▸ **Problem requirements**:
Comb through the entries for "produces" and pull out each line that holds it.

══ Material supplied

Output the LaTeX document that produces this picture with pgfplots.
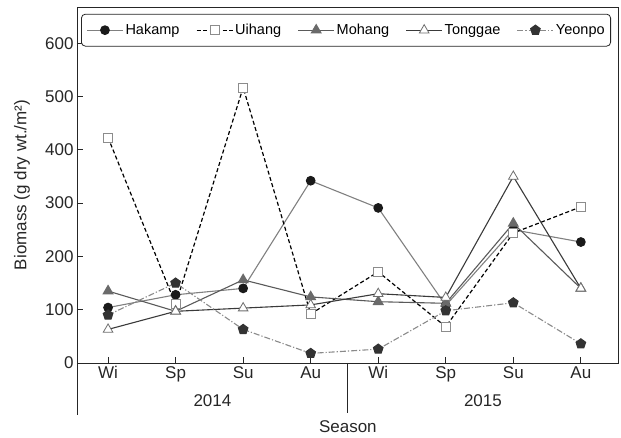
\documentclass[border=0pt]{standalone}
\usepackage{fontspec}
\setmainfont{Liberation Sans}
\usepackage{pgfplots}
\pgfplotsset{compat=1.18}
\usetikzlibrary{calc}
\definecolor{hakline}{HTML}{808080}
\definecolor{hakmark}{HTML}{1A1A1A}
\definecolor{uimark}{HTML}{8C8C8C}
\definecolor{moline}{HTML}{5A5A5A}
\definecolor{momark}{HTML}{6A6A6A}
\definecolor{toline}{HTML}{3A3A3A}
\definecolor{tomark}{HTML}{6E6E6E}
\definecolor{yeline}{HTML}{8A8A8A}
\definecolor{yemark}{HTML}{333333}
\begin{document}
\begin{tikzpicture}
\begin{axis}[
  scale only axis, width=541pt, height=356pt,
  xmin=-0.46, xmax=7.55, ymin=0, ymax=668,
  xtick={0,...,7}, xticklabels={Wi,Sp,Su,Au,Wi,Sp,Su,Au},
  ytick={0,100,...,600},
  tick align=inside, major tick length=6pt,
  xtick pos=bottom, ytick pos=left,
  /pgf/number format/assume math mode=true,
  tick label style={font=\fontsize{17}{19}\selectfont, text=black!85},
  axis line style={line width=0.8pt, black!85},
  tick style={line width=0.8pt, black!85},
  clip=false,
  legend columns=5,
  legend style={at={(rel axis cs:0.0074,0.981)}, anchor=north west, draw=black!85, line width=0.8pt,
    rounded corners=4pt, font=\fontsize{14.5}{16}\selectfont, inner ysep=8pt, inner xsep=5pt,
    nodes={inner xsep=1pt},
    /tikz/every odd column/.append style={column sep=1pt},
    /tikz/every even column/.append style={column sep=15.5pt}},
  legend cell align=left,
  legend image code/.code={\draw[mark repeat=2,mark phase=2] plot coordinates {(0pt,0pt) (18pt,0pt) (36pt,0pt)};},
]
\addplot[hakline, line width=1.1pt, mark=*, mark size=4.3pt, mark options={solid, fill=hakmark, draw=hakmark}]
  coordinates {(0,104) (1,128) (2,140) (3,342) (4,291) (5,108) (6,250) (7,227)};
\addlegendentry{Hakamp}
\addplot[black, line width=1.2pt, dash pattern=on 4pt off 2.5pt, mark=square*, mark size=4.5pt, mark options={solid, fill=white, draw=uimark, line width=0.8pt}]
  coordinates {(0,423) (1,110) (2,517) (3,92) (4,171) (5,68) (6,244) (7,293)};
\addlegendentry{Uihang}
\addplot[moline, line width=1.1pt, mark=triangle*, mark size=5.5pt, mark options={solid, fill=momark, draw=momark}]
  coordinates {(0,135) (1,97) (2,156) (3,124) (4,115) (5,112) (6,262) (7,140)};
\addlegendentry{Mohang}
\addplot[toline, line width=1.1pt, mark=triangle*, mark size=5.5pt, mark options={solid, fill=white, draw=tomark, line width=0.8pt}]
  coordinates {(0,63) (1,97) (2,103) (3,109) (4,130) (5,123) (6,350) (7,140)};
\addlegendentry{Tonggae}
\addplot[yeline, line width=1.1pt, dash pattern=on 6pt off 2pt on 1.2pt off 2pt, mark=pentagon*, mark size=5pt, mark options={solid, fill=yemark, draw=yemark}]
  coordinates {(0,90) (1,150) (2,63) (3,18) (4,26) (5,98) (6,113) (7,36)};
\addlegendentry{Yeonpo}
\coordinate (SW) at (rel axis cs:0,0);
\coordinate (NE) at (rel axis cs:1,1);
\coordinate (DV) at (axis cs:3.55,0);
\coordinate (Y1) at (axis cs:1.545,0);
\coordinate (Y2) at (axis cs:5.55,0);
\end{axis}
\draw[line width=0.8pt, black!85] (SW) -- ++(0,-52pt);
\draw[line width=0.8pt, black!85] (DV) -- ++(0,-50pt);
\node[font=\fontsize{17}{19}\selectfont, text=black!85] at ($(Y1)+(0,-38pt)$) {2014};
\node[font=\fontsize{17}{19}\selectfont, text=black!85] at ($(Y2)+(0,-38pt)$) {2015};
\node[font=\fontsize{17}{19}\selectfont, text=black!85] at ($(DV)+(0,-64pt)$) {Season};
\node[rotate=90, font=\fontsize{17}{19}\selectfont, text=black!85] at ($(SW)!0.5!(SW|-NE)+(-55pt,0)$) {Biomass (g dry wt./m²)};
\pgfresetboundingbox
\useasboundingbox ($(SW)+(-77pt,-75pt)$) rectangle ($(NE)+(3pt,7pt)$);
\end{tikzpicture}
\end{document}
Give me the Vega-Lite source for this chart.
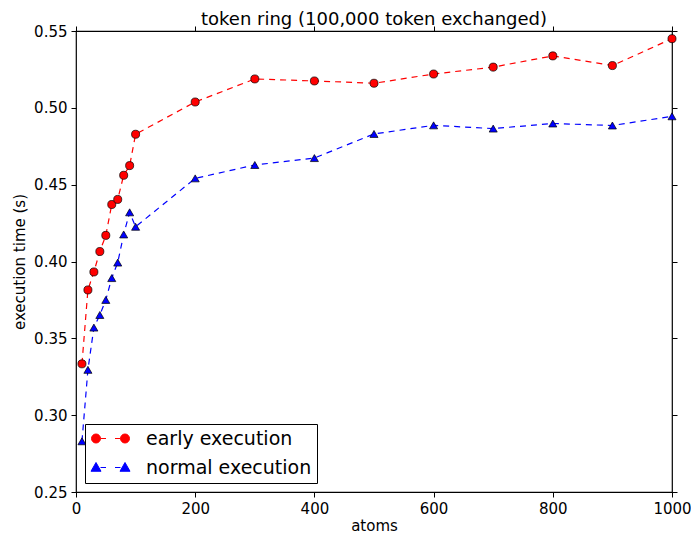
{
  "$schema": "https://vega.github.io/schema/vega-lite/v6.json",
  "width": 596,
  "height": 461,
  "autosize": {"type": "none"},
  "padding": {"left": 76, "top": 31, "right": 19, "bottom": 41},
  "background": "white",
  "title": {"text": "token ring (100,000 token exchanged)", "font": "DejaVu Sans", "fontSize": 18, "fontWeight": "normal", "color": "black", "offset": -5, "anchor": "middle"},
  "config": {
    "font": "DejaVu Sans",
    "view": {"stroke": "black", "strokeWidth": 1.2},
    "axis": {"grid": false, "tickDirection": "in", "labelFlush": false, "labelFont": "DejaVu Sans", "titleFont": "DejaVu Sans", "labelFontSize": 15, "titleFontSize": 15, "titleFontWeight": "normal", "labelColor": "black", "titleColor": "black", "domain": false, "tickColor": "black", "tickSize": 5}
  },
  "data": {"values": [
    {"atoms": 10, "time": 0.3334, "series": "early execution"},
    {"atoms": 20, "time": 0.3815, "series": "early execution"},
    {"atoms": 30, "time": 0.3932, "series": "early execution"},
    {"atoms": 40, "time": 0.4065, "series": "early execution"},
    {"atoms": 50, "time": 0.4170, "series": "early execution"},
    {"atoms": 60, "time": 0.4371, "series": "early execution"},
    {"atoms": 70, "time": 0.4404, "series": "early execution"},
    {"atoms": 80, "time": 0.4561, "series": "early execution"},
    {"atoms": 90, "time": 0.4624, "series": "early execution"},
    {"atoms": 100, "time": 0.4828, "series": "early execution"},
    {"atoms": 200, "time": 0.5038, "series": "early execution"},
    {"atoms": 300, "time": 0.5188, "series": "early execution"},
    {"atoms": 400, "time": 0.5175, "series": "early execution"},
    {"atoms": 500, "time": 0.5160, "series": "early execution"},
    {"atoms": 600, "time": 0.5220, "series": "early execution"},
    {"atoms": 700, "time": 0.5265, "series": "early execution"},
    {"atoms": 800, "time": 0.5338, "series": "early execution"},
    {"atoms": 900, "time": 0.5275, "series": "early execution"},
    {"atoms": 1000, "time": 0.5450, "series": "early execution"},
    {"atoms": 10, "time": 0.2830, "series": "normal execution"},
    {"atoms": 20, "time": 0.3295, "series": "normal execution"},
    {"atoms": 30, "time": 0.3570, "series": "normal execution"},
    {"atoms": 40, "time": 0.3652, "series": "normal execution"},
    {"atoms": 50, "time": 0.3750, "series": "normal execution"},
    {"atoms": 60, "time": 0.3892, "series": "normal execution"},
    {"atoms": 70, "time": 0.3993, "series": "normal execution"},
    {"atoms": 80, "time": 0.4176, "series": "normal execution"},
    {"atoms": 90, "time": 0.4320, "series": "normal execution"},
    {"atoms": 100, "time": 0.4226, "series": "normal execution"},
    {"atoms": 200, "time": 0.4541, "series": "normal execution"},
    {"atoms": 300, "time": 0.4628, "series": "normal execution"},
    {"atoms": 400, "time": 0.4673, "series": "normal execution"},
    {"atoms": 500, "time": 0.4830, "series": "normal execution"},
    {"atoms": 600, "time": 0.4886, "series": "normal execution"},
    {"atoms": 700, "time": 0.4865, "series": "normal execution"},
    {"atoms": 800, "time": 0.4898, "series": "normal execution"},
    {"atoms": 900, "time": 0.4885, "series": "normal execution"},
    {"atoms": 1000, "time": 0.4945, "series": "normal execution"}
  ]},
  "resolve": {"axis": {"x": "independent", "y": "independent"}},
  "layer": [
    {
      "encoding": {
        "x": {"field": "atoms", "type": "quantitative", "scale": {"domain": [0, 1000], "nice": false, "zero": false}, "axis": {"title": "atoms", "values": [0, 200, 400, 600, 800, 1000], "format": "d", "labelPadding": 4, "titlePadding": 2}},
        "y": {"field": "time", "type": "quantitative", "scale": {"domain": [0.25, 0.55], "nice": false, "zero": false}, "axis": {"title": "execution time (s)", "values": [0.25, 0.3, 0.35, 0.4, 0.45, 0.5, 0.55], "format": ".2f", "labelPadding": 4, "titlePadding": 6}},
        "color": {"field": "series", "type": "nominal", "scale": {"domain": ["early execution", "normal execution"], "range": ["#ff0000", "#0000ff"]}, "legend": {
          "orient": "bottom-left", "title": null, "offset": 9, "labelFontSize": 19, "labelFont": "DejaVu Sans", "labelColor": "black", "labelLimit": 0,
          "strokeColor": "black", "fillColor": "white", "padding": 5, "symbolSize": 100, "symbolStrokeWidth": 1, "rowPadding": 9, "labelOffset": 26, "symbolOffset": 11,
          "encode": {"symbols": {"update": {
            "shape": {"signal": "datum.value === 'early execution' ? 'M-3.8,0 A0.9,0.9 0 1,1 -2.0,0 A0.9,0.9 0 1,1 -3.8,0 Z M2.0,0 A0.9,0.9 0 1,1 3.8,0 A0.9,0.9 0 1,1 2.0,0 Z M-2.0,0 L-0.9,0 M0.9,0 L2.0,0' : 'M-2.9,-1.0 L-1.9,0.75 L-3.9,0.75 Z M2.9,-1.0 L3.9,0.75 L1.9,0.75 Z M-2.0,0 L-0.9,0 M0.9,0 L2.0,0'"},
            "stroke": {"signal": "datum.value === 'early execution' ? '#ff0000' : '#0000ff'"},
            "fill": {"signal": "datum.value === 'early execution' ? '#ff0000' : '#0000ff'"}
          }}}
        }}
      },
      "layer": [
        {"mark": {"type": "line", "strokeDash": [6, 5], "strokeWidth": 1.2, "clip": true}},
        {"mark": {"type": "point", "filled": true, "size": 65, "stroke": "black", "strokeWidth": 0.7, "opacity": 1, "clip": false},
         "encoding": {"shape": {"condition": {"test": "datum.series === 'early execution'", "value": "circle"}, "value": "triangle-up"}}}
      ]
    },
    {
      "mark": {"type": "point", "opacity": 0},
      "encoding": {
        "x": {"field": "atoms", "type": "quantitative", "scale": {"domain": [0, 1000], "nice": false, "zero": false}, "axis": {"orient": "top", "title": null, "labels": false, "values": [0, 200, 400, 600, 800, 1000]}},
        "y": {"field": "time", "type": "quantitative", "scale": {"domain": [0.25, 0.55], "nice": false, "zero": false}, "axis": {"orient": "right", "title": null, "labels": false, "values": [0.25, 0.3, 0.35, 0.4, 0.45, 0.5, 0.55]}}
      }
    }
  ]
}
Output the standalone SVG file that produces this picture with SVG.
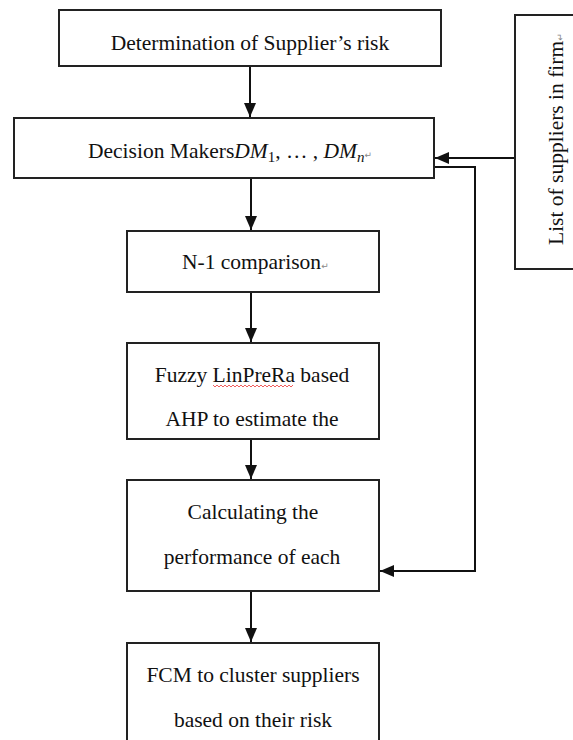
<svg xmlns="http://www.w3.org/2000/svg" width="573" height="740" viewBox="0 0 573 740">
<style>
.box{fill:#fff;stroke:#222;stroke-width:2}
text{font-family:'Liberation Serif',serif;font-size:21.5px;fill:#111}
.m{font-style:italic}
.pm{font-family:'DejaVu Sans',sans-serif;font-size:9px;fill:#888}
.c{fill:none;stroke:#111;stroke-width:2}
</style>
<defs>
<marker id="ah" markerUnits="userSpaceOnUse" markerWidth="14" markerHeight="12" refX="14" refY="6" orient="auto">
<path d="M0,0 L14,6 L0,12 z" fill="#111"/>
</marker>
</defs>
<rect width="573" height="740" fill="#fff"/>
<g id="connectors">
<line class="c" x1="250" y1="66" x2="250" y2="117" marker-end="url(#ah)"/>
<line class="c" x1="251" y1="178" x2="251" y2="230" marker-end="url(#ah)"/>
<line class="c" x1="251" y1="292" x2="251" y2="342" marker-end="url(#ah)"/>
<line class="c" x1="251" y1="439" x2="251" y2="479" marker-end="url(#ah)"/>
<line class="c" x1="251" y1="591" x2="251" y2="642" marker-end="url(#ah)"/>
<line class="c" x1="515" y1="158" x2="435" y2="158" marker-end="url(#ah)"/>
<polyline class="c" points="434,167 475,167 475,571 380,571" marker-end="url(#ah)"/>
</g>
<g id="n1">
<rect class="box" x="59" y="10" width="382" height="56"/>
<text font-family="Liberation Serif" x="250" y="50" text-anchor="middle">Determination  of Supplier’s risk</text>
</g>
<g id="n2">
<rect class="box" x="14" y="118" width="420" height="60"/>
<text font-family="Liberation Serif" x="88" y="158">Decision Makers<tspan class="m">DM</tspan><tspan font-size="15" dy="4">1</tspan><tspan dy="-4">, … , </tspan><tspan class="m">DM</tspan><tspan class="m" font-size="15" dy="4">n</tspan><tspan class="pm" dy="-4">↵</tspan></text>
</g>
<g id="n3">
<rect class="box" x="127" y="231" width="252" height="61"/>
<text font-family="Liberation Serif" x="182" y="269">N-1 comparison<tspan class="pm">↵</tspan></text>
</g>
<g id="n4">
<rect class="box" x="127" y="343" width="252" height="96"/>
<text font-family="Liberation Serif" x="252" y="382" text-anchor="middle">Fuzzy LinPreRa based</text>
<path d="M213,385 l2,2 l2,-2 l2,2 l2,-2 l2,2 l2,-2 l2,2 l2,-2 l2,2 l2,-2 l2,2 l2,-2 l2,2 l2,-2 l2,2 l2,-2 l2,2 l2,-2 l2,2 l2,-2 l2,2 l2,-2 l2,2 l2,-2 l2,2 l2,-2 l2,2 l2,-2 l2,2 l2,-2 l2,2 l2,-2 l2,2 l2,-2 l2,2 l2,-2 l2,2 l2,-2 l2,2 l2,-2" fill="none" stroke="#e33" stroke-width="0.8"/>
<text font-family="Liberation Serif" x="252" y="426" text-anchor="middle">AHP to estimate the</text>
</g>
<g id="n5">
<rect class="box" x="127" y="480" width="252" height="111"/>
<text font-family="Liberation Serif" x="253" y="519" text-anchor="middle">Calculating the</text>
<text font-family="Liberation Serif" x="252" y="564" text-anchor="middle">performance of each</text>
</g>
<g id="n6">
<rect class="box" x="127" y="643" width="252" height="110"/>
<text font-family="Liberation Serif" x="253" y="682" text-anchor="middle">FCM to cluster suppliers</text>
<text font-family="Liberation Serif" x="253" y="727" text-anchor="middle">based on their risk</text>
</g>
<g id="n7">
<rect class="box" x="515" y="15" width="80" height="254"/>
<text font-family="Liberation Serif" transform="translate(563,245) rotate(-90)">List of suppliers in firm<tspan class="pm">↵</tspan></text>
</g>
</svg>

════

▸ **Response**:
Output the LaTeX document that produces this picture with pgfplots.
Output the standalone SVG file that produces this picture with SVG.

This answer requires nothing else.